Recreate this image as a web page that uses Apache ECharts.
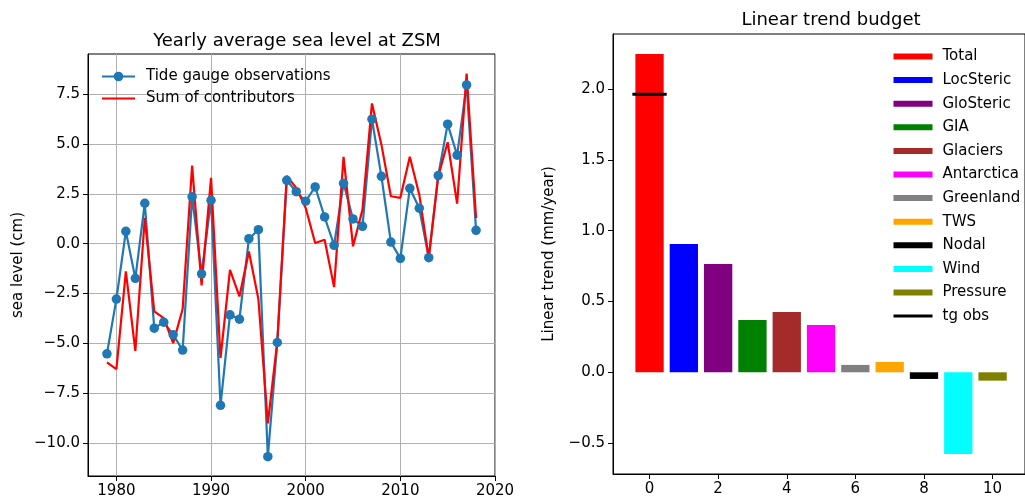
<!DOCTYPE html>
<html><head><meta charset="utf-8">
<script src="https://cdn.jsdelivr.net/npm/echarts@6/dist/echarts.min.js"></script>
<style>html,body{margin:0;padding:0;background:#fff}#c{width:1025px;height:499px}</style>
</head><body><div id="c"></div>
<script>
// ---- data ----
const years = [1979,1980,1981,1982,1983,1984,1985,1986,1987,1988,1989,1990,1991,1992,1993,1994,1995,1996,1997,1998,1999,2000,2001,2002,2003,2004,2005,2006,2007,2008,2009,2010,2011,2012,2013,2014,2015,2016,2017,2018];
const tideGauge = [-5.53,-2.78,0.62,-1.74,2.03,-4.24,-3.94,-4.57,-5.34,2.35,-1.51,2.18,-8.11,-3.57,-3.79,0.25,0.70,-10.69,-4.96,3.18,2.61,2.13,2.85,1.34,-0.08,3.03,1.24,0.87,6.25,3.38,0.08,-0.74,2.78,1.78,-0.70,3.42,6.00,4.44,7.97,0.67];
const sumContributors = [-5.96,-6.30,-1.39,-5.38,1.29,-3.40,-3.74,-4.99,-3.28,3.92,-2.09,3.30,-5.74,-1.31,-2.65,-0.39,-2.78,-9.02,-4.90,3.40,2.80,1.79,0.03,0.20,-2.18,4.36,-0.13,1.71,7.04,4.97,2.38,2.30,4.36,2.46,-0.72,3.38,5.09,2.01,8.54,1.29];
const budgetNames = ['Total','LocSteric','GloSteric','GIA','Glaciers','Antarctica','Greenland','TWS','Nodal','Wind','Pressure'];
const budgetValues = [2.247,0.906,0.765,0.369,0.426,0.334,0.052,0.073,-0.047,-0.577,-0.059];
const tgObsValue = 1.963;
const tgObsSpan = [-0.5, 0.5];
const leftXTicks = [1980,1990,2000,2010,2020];
const leftYTicks = [-10,-7.5,-5,-2.5,0,2.5,5,7.5];
const rightXTicks = [0,2,4,6,8,10];
const rightYTicks = [-0.5,0,0.5,1,1.5,2];

// ---- styles ----
const budgetColors = ['#ff0000','#0000ff','#800080','#008000','#a52a2a','#ff00ff','#808080','#ffa500','#000000','#00ffff','#808000'];
const FONT = 'DejaVu Sans';
const fmt1 = v => v.toFixed(1).replace('-', '\u2212');

const chart = echarts.init(document.getElementById('c'), null, {renderer: 'canvas'});

function valAxis(extra) {
  return Object.assign({
    type: 'value',
    axisLine: {show: true, onZero: false, lineStyle: {color: '#000', width: 1}},
    axisTick: {show: true, length: 5, lineStyle: {color: '#000', width: 1}},
    axisLabel: {color: '#000', fontSize: 15, fontFamily: FONT, margin: 8},
    nameTextStyle: {color: '#000', fontSize: 15, fontFamily: FONT},
    splitLine: {show: false}
  }, extra);
}

const series = [
  {
    name: 'Tide gauge observations', type: 'line', xAxisIndex: 0, yAxisIndex: 0,
    data: years.map((y, i) => [y, tideGauge[i]]),
    symbol: 'circle', symbolSize: 9.5, showSymbol: true,
    itemStyle: {color: '#1f77b4'}, lineStyle: {color: '#1f77b4', width: 2.2},
    animation: false
  },
  {
    name: 'Sum of contributors', type: 'line', xAxisIndex: 0, yAxisIndex: 0,
    data: years.map((y, i) => [y, sumContributors[i]]),
    symbol: 'none', showSymbol: false,
    itemStyle: {color: '#ff0000'}, lineStyle: {color: '#ff0000', width: 2.2},
    animation: false
  }
];
budgetNames.forEach((n, i) => {
  series.push({
    name: n, type: 'bar', xAxisIndex: 1, yAxisIndex: 1,
    data: [[i, budgetValues[i]]], barWidth: 28.3, barGap: '-100%',
    itemStyle: {color: budgetColors[i]}, animation: false
  });
});
series.push({
  name: 'tg obs', type: 'line', xAxisIndex: 1, yAxisIndex: 1,
  data: [[tgObsSpan[0], tgObsValue], [tgObsSpan[1], tgObsValue]],
  symbol: 'none', showSymbol: false, z: 5,
  itemStyle: {color: '#000'}, lineStyle: {color: '#000', width: 3},
  animation: false
});

chart.setOption({
  animation: false,
  textStyle: {fontFamily: FONT},
  title: [
    {text: 'Yearly average sea level at ZSM', left: 292, top: 27, textAlign: 'center',
     textStyle: {fontFamily: FONT, fontSize: 18, fontWeight: 'normal', color: '#000'}},
    {text: 'Linear trend budget', left: 826, top: 6, textAlign: 'center',
     textStyle: {fontFamily: FONT, fontSize: 18, fontWeight: 'normal', color: '#000'}}
  ],
  grid: [
    {left: 88, top: 54, width: 407, height: 422, show: true, borderColor: '#000', borderWidth: 1, containLabel: false},
    {left: 613, top: 34, width: 425, height: 440, show: true, borderColor: '#000', borderWidth: 1, containLabel: false}
  ],
  xAxis: [
    valAxis({gridIndex: 0, min: 1977.0, max: 2020.0,
      axisTick: {show: true, length: 5, customValues: leftXTicks, lineStyle: {color: '#000', width: 1}},
      axisLabel: {color: '#000', fontSize: 15, fontFamily: FONT, margin: 8, customValues: leftXTicks, formatter: v => String(v)},
      splitLine: {show: true, lineStyle: {color: '#b0b0b0', width: 1}}}),
    valAxis({gridIndex: 1, min: -1.065, max: 10.945,
      axisTick: {show: true, length: 5, customValues: rightXTicks, lineStyle: {color: '#000', width: 1}},
      axisLabel: {color: '#000', fontSize: 15, fontFamily: FONT, margin: 8, customValues: rightXTicks, formatter: v => String(v)}})
  ],
  yAxis: [
    valAxis({gridIndex: 0, min: -11.66, max: 9.52,
      name: 'sea level (cm)', nameLocation: 'middle', nameGap: 62, nameRotate: 90,
      axisTick: {show: true, length: 5, customValues: leftYTicks, lineStyle: {color: '#000', width: 1}},
      axisLabel: {color: '#000', fontSize: 15, fontFamily: FONT, margin: 8, customValues: leftYTicks, formatter: fmt1},
      splitLine: {show: true, lineStyle: {color: '#b0b0b0', width: 1}}}),
    valAxis({gridIndex: 1, min: -0.718, max: 2.388,
      name: 'Linear trend (mm/year)', nameLocation: 'middle', nameGap: 56, nameRotate: 90,
      axisTick: {show: true, length: 5, customValues: rightYTicks, lineStyle: {color: '#000', width: 1}},
      axisLabel: {color: '#000', fontSize: 15, fontFamily: FONT, margin: 8, customValues: rightYTicks, formatter: fmt1}})
  ],
  legend: [
    {data: [{name: 'Tide gauge observations'}, {name: 'Sum of contributors', itemStyle: {opacity: 0}}], orient: 'vertical',
     left: 96, top: 64, itemWidth: 33, itemHeight: 12, itemGap: 7,
     textStyle: {fontFamily: FONT, fontSize: 15, color: '#000', padding: [0, 0, 0, 6]},
     selectedMode: false},
    {data: budgetNames.map(n => ({name: n, icon: 'rect'})).concat([{name: 'tg obs', itemStyle: {opacity: 0}, lineStyle: {width: 3, color: '#000'}}]), orient: 'vertical',
     left: 887, top: 44, itemWidth: 39, itemHeight: 6, itemGap: 8.6,
     textStyle: {fontFamily: FONT, fontSize: 15, color: '#000', padding: [0, 0, 0, 5]},
     selectedMode: false}
  ],
  series: series
});
</script></body></html>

◇ ◇ ◇ ◇ ◇

* _DO THIS_
Print the complete listing exactly, apart from any pictures.

* _TASK SOLUTION_
Recreate this image as a web page that uses Apache ECharts.
<!DOCTYPE html>
<html><head><meta charset="utf-8">
<script src="https://cdn.jsdelivr.net/npm/echarts@6/dist/echarts.min.js"></script>
<style>html,body{margin:0;padding:0;background:#fff}#c{width:1025px;height:499px}</style>
</head><body><div id="c"></div>
<script>
// ---- data ----
const years = [1979,1980,1981,1982,1983,1984,1985,1986,1987,1988,1989,1990,1991,1992,1993,1994,1995,1996,1997,1998,1999,2000,2001,2002,2003,2004,2005,2006,2007,2008,2009,2010,2011,2012,2013,2014,2015,2016,2017,2018];
const tideGauge = [-5.53,-2.78,0.62,-1.74,2.03,-4.24,-3.94,-4.57,-5.34,2.35,-1.51,2.18,-8.11,-3.57,-3.79,0.25,0.70,-10.69,-4.96,3.18,2.61,2.13,2.85,1.34,-0.08,3.03,1.24,0.87,6.25,3.38,0.08,-0.74,2.78,1.78,-0.70,3.42,6.00,4.44,7.97,0.67];
const sumContributors = [-5.96,-6.30,-1.39,-5.38,1.29,-3.40,-3.74,-4.99,-3.28,3.92,-2.09,3.30,-5.74,-1.31,-2.65,-0.39,-2.78,-9.02,-4.90,3.40,2.80,1.79,0.03,0.20,-2.18,4.36,-0.13,1.71,7.04,4.97,2.38,2.30,4.36,2.46,-0.72,3.38,5.09,2.01,8.54,1.29];
const budgetNames = ['Total','LocSteric','GloSteric','GIA','Glaciers','Antarctica','Greenland','TWS','Nodal','Wind','Pressure'];
const budgetValues = [2.247,0.906,0.765,0.369,0.426,0.334,0.052,0.073,-0.047,-0.577,-0.059];
const tgObsValue = 1.963;
const tgObsSpan = [-0.5, 0.5];
const leftXTicks = [1980,1990,2000,2010,2020];
const leftYTicks = [-10,-7.5,-5,-2.5,0,2.5,5,7.5];
const rightXTicks = [0,2,4,6,8,10];
const rightYTicks = [-0.5,0,0.5,1,1.5,2];

// ---- styles ----
const budgetColors = ['#ff0000','#0000ff','#800080','#008000','#a52a2a','#ff00ff','#808080','#ffa500','#000000','#00ffff','#808000'];
const FONT = 'DejaVu Sans';
const fmt1 = v => v.toFixed(1).replace('-', '\u2212');

const chart = echarts.init(document.getElementById('c'), null, {renderer: 'canvas'});

function valAxis(extra) {
  return Object.assign({
    type: 'value',
    axisLine: {show: true, onZero: false, lineStyle: {color: '#000', width: 1}},
    axisTick: {show: true, length: 5, lineStyle: {color: '#000', width: 1}},
    axisLabel: {color: '#000', fontSize: 15, fontFamily: FONT, margin: 8},
    nameTextStyle: {color: '#000', fontSize: 15, fontFamily: FONT},
    splitLine: {show: false}
  }, extra);
}

const series = [
  {
    name: 'Tide gauge observations', type: 'line', xAxisIndex: 0, yAxisIndex: 0,
    data: years.map((y, i) => [y, tideGauge[i]]),
    symbol: 'circle', symbolSize: 9.5, showSymbol: true,
    itemStyle: {color: '#1f77b4'}, lineStyle: {color: '#1f77b4', width: 2.2},
    animation: false
  },
  {
    name: 'Sum of contributors', type: 'line', xAxisIndex: 0, yAxisIndex: 0,
    data: years.map((y, i) => [y, sumContributors[i]]),
    symbol: 'none', showSymbol: false,
    itemStyle: {color: '#ff0000'}, lineStyle: {color: '#ff0000', width: 2.2},
    animation: false
  }
];
budgetNames.forEach((n, i) => {
  series.push({
    name: n, type: 'bar', xAxisIndex: 1, yAxisIndex: 1,
    data: [[i, budgetValues[i]]], barWidth: 28.3, barGap: '-100%',
    itemStyle: {color: budgetColors[i]}, animation: false
  });
});
series.push({
  name: 'tg obs', type: 'line', xAxisIndex: 1, yAxisIndex: 1,
  data: [[tgObsSpan[0], tgObsValue], [tgObsSpan[1], tgObsValue]],
  symbol: 'none', showSymbol: false, z: 5,
  itemStyle: {color: '#000'}, lineStyle: {color: '#000', width: 3},
  animation: false
});

chart.setOption({
  animation: false,
  textStyle: {fontFamily: FONT},
  title: [
    {text: 'Yearly average sea level at ZSM', left: 292, top: 27, textAlign: 'center',
     textStyle: {fontFamily: FONT, fontSize: 18, fontWeight: 'normal', color: '#000'}},
    {text: 'Linear trend budget', left: 826, top: 6, textAlign: 'center',
     textStyle: {fontFamily: FONT, fontSize: 18, fontWeight: 'normal', color: '#000'}}
  ],
  grid: [
    {left: 88, top: 54, width: 407, height: 422, show: true, borderColor: '#000', borderWidth: 1, containLabel: false},
    {left: 613, top: 34, width: 425, height: 440, show: true, borderColor: '#000', borderWidth: 1, containLabel: false}
  ],
  xAxis: [
    valAxis({gridIndex: 0, min: 1977.0, max: 2020.0,
      axisTick: {show: true, length: 5, customValues: leftXTicks, lineStyle: {color: '#000', width: 1}},
      axisLabel: {color: '#000', fontSize: 15, fontFamily: FONT, margin: 8, customValues: leftXTicks, formatter: v => String(v)},
      splitLine: {show: true, lineStyle: {color: '#b0b0b0', width: 1}}}),
    valAxis({gridIndex: 1, min: -1.065, max: 10.945,
      axisTick: {show: true, length: 5, customValues: rightXTicks, lineStyle: {color: '#000', width: 1}},
      axisLabel: {color: '#000', fontSize: 15, fontFamily: FONT, margin: 8, customValues: rightXTicks, formatter: v => String(v)}})
  ],
  yAxis: [
    valAxis({gridIndex: 0, min: -11.66, max: 9.52,
      name: 'sea level (cm)', nameLocation: 'middle', nameGap: 62, nameRotate: 90,
      axisTick: {show: true, length: 5, customValues: leftYTicks, lineStyle: {color: '#000', width: 1}},
      axisLabel: {color: '#000', fontSize: 15, fontFamily: FONT, margin: 8, customValues: leftYTicks, formatter: fmt1},
      splitLine: {show: true, lineStyle: {color: '#b0b0b0', width: 1}}}),
    valAxis({gridIndex: 1, min: -0.718, max: 2.388,
      name: 'Linear trend (mm/year)', nameLocation: 'middle', nameGap: 56, nameRotate: 90,
      axisTick: {show: true, length: 5, customValues: rightYTicks, lineStyle: {color: '#000', width: 1}},
      axisLabel: {color: '#000', fontSize: 15, fontFamily: FONT, margin: 8, customValues: rightYTicks, formatter: fmt1}})
  ],
  legend: [
    {data: [{name: 'Tide gauge observations'}, {name: 'Sum of contributors', itemStyle: {opacity: 0}}], orient: 'vertical',
     left: 96, top: 64, itemWidth: 33, itemHeight: 12, itemGap: 7,
     textStyle: {fontFamily: FONT, fontSize: 15, color: '#000', padding: [0, 0, 0, 6]},
     selectedMode: false},
    {data: budgetNames.map(n => ({name: n, icon: 'rect'})).concat([{name: 'tg obs', itemStyle: {opacity: 0}, lineStyle: {width: 3, color: '#000'}}]), orient: 'vertical',
     left: 887, top: 44, itemWidth: 39, itemHeight: 6, itemGap: 8.6,
     textStyle: {fontFamily: FONT, fontSize: 15, color: '#000', padding: [0, 0, 0, 5]},
     selectedMode: false}
  ],
  series: series
});
</script></body></html>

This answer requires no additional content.